While Cain deals with the tragedy around his late girlfriend’s death from the first film while attending to patients he’s trying to help, West continues his research pilfering parts from various corpses and sewing them together in the basement of the home to two own. In an effort to win Cain’s assistance in his research he takes the heart of Cain’s ex-girlfriend and tells him that if he helps he’ll place her heart in the finished product so she can live again.

Three people will stand in the way of West’s research. One is Det. Chapman (Claude Earl Jones) whose wife was one of the victims of what was dubbed the “Miskatonic Massacre”. The other is pathologist Dr. Graves (Mel Stewart) who is still rummaging through the remains of that massacre and comes across both a vial of the serum used at the time and Dr. Hill’s head. He brings the head back to life and Hill will once again lead to trouble for West and Cain.

I won’t reveal any more but will let you know that yes indeed there is a bride. Built from those various body parts West has been stealing and completed with the head of a woman Cain was treating (played by Kathleen Kinmont) she does rise from the table and at moments resembles in look and movement the classic Bride of Frankenstein we’ve all come to know at love. The end result is something to be seen.

Directed by Brian Yuzna fresh off of his directorial debut with SOCIETY and having produced the original film, he does a great job here taking what director Stuart Gordon had begun with and making it his own. At the same time the two films match together pretty well in the way things are handled and shot. That he could make a horror film that stands well next to a classic like the first says much about his ability.

While all of the actors involved here to a tremendous job it is Combs who stands out. Rarely has an actor and a role been more perfect than this. The way he speaks, moves, tilts his head or makes a quip can never be replicated by another actor nor should they be. Combs OWNS this character and should someone else try to play the part my guess is they will fail miserably. That he could do this part so well in both films is a testament to his skill. That he could be the only good thing in the third film speaks volumes.

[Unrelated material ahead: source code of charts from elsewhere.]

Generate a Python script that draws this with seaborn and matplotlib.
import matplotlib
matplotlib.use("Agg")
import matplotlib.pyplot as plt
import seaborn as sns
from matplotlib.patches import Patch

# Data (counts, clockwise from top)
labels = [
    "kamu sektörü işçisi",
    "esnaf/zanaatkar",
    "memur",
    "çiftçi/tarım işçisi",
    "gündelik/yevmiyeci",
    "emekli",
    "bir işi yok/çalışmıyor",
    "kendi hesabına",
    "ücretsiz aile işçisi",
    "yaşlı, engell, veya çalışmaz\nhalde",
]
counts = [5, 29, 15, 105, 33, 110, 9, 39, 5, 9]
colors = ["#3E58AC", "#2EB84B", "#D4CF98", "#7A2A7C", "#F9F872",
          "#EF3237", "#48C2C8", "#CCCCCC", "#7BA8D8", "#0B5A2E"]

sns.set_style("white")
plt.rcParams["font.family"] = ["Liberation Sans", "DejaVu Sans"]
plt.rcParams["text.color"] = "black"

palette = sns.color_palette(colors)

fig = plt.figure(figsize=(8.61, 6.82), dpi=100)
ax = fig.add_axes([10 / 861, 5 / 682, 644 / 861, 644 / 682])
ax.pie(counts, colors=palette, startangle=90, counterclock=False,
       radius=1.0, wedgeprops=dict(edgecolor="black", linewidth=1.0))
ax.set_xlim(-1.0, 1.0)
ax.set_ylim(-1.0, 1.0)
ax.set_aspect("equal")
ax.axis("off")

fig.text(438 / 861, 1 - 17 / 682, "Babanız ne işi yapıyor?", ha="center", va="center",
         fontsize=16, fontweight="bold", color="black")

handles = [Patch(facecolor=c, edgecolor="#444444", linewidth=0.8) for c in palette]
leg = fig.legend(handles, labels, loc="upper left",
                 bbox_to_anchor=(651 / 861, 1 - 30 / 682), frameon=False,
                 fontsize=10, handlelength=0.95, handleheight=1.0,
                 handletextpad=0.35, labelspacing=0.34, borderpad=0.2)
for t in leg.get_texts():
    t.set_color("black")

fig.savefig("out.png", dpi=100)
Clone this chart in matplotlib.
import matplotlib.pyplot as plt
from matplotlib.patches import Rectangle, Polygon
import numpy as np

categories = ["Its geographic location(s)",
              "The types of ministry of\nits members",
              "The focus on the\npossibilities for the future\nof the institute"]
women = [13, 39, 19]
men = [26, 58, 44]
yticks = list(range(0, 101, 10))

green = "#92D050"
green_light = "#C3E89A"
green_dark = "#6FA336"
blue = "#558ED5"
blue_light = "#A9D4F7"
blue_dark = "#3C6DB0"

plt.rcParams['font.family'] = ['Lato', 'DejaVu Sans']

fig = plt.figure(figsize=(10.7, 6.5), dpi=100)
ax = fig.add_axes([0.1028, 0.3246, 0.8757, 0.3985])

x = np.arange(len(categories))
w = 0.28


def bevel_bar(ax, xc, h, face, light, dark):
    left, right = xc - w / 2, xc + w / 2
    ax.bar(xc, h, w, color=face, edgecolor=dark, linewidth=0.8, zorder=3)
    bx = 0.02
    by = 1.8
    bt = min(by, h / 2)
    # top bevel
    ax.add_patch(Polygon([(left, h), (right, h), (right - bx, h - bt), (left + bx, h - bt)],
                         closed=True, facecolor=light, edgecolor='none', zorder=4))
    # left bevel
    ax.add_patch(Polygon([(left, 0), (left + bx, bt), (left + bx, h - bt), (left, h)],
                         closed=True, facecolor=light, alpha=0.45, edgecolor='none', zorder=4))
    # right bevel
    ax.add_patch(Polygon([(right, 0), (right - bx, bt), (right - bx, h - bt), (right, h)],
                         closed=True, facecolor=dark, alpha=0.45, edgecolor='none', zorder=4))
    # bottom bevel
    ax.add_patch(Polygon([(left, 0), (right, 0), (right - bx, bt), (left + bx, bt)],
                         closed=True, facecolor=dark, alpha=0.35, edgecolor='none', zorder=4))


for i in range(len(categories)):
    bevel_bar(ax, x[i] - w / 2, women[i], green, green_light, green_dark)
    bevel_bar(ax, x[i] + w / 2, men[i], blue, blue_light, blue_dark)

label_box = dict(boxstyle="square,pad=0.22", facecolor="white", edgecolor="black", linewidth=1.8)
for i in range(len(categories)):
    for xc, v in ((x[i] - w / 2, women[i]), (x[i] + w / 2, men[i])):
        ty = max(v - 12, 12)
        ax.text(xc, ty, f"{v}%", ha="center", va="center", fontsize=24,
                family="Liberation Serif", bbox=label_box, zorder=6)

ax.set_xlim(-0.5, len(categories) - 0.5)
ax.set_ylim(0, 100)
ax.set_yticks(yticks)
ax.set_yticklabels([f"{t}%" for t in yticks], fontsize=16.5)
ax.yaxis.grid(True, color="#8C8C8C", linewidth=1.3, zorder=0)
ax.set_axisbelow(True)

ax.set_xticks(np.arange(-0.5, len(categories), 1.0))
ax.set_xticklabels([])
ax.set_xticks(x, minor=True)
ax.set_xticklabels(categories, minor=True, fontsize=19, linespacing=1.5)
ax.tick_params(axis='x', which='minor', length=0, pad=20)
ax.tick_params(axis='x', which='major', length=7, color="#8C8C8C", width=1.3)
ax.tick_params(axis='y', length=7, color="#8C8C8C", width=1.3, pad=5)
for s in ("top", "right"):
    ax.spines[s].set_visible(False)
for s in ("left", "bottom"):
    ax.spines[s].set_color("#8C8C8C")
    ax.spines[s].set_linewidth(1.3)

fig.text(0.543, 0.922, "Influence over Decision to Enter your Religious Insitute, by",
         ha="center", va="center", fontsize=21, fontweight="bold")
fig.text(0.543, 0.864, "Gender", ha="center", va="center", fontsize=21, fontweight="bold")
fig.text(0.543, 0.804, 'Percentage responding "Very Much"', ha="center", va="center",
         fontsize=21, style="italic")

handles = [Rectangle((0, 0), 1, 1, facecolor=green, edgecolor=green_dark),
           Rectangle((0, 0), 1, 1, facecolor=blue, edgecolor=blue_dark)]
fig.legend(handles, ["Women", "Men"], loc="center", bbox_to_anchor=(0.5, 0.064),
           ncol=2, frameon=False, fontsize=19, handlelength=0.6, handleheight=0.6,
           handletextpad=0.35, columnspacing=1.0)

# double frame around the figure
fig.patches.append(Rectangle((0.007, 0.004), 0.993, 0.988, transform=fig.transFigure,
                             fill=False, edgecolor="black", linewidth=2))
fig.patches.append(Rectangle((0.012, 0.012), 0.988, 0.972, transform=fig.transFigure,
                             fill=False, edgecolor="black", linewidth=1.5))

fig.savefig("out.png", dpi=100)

If the fact that we have a pristine transfer of the film weren’t enough, Arrow Film has gone all out to make this a version of the film that collectors and horror fans will want to add to their collection as soon as possible. The extras include a limited edition collectors booklet, a new audio commentary track with Brian Yuzna, an audio commentary track with Yuzna, Combs, visual effects supervisor Tom Rainone as well as effects team members John Buechler, Mike Deak, Bob Kurtzman, Howard Berger and Screaming Mad George, an audio commentary track with Combs and Abbott, featurettes like “Brian Yuzna Remembers Bride of Re-animator”, “Splatter Masters: The Special Effect Artists of Bride of Re-animator” and “Getting Ahead in Horror” and a sequence of deleted scenes. That might seem like enough but Arrow has also included not just the R rated version of the film but the unrated version of the film as well. It is an amazing collection of items for a movie that needs to be found again.

I’ve long sung the praises of Arrow Film and will continue to do so as long as they put out product like this. And I will champion the first two films in this series when discussing horror with fans and those unaware alike. As I said at the beginning here, even though I saw this film all those years ago watching this version for me was like watching it for the first time ever. I can’t recommend this one enough.